Treasury pick concealed $95 million Cayman stash
President-elect Donald Trump’s cabinet nominees have come under harsh criticism during the vetting process. Steven T. Mnuchin, President-elect Trump’s pick to be Treasury secretary was no exception. The New York Times reported Mnuchin, a former Goldman Sachs banker, failed to initially reveal nearly $100 million of his assets on Senate Finance Committee disclosure documents, as well as his role as a director of an investment fund in the Cayman Islands, long considered a tax haven. In a revised questionnaire, Mnuchin disclosed $95 million in real estate holdings and his position as the director of the Cayman Islands-based investment fund. He said the omissions were not intentional and characterized the government forms as “quite complicated.”
Highly taxed companies betting on a rate cut
Bloomberg reports many highly taxed companies have soared to new market highs on the expectation that President-Elect Donald Trump will cut tax rates. Companies, including CME Group Inc. and Gap Inc., have returned almost double the Standard & Poor’s 500 Index since the election and added $79 billion in value, according to a 49-stock basket maintained by Goldman Sachs Group Inc., Bloomberg’s data shows. Those are high stakes for the equity market as Donald Trump takes office. The stocks could suffer if the new president doesn’t deliver on his proposal to lower the corporate tax rate from 35 to 15 percent.

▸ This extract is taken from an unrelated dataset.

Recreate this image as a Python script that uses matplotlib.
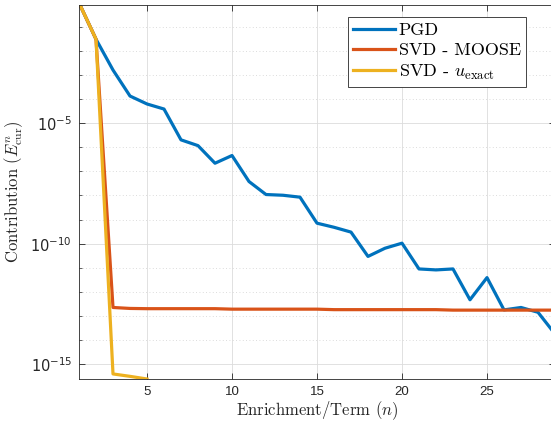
import numpy as np
import matplotlib
matplotlib.use("Agg")
import matplotlib.pyplot as plt
from matplotlib.font_manager import FontProperties

plt.rcParams['mathtext.fontset'] = 'cm'
plt.rcParams['axes.formatter.use_mathtext'] = True

# log10 of the contribution
n_pgd = np.arange(1, 30)
log_pgd = [0.0, -1.51, -2.79, -3.87, -4.20, -4.41, -5.69, -5.93, -6.66, -6.34,
           -7.42, -7.96, -7.99, -8.07, -9.15, -9.32, -9.52, -10.53, -10.19, -9.98,
           -11.05, -11.09, -11.05, -12.33, -11.41, -12.75, -12.65, -12.85, -13.75]

n_moose = np.arange(1, 30)
log_moose = [0.0, -1.51, -12.65, -12.69, -12.70, -12.70, -12.70, -12.70, -12.70, -12.72,
             -12.72, -12.72, -12.72, -12.72, -12.72, -12.74, -12.74, -12.74, -12.74, -12.74,
             -12.74, -12.74, -12.76, -12.76, -12.76, -12.76, -12.76, -12.76, -12.76]

n_exact = np.arange(1, 6)
log_exact = [0.0, -1.51, -15.41, -15.51, -15.62]

labels = ['PGD', 'SVD - MOOSE', r'SVD - $u_{\mathrm{exact}}$']
colors = ['#0072BD', '#D95319', '#EDB120']

fig = plt.figure(figsize=(5.51, 4.29), dpi=100)
ax = fig.add_axes([79/551, 1 - 379/429, 476/551, 374/429])

ax.semilogy(n_pgd, 10.0**np.array(log_pgd), color=colors[0], lw=2.3, label=labels[0])
ax.semilogy(n_moose, 10.0**np.array(log_moose), color=colors[1], lw=2.3, label=labels[1])
ax.semilogy(n_exact, 10.0**np.array(log_exact), color=colors[2], lw=2.3, label=labels[2])

ax.set_xlim(1, 29)
ax.set_ylim(10**-15.62, 10**-0.09)

ax.set_xticks([5, 10, 15, 20, 25])
ax.set_xticklabels(['5', '10', '15', '20', '25'], family='Liberation Sans', fontsize=9.5,
                   color='#262626')
yt = [1e-15, 1e-10, 1e-5]
ax.set_yticks(yt)
ax.set_yticklabels([r'$\mathsf{10^{-15}}$', r'$\mathsf{10^{-10}}$', r'$\mathsf{10^{-5}}$'],
                   math_fontfamily='dejavusans', fontsize=10.5, color='#262626')
ax.set_yticks([10.0**k for k in range(-15, 0) if k % 5 != 0], minor=True)
ax.yaxis.set_minor_formatter(matplotlib.ticker.NullFormatter())
ax.xaxis.set_minor_locator(matplotlib.ticker.NullLocator())

ax.tick_params(which='both', direction='in', top=True, right=True, color='#262626')
ax.tick_params(which='major', length=4.5, width=0.6, pad=5)
ax.tick_params(which='minor', length=2.5, width=0.5)

ax.grid(True, which='major', color='#dcdcdc', lw=0.6)
ax.grid(True, which='minor', axis='y', color='#d0d0d0', lw=0.6, ls=(0, (1, 3)))
for s in ax.spines.values():
    s.set_color('#262626')
    s.set_linewidth(0.6)

ax.set_xlabel(r'Enrichment/Term ($n$)', family='cmr10', fontsize=12, color='#262626', labelpad=1)
ax.set_ylabel(r'Contribution ($E^{n}_{\mathrm{cur}}$)', family='cmr10', fontsize=12,
              color='#262626', labelpad=4)

leg = ax.legend(loc='upper left', bbox_to_anchor=((348 - 79) / 476, 1 - 12 / 374),
                prop=FontProperties(family='cmr10', size=13),
                fancybox=False, framealpha=1, edgecolor='#262626',
                handlelength=2.3, handletextpad=0.2, borderpad=0.3, labelspacing=0.25,
                borderaxespad=0)
leg.get_frame().set_linewidth(0.6)

fig.savefig('out.png', dpi=100)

CSX shares soar as new exec takes the helm
Shares of CSX Corp., the biggest railroad in the eastern U.S., soared after news that Canadian Pacific Railway Ltd. CEO Hunter Harrison will team with an activist investor to restructure the company. The Financial Times reported Harrison has a reputation for efficiency. Harrison was working on an agreement to partner with Mantle Ridge, a New York-based hedge fund run by a former associate of activist investor Bill Ackman, to change CSX management structure, according to The Wall Street Journal. The freight railroad industry has been hurt by the decline in the coal industry as power plants turn to natural gas.
Lack of consensus at Davos
Every year, some of the world’s biggest market-movers gather in Davos, Switzerland at the World Economic Forum. This year, there were more questions than answers. Investors struggled to understand the rise of populist groups that are upending the long-standing consensus that free-trade, open markets and globalization benefit nations as a whole, reported The New York Times. While the U.S. has long advocated for free trade and open markets, this year Chinese President Xi Jinping championed those causes, providing a juxtaposition to President-elect Donald Trump, who has called for renegotiating long-standing trade agreements, including NAFTA.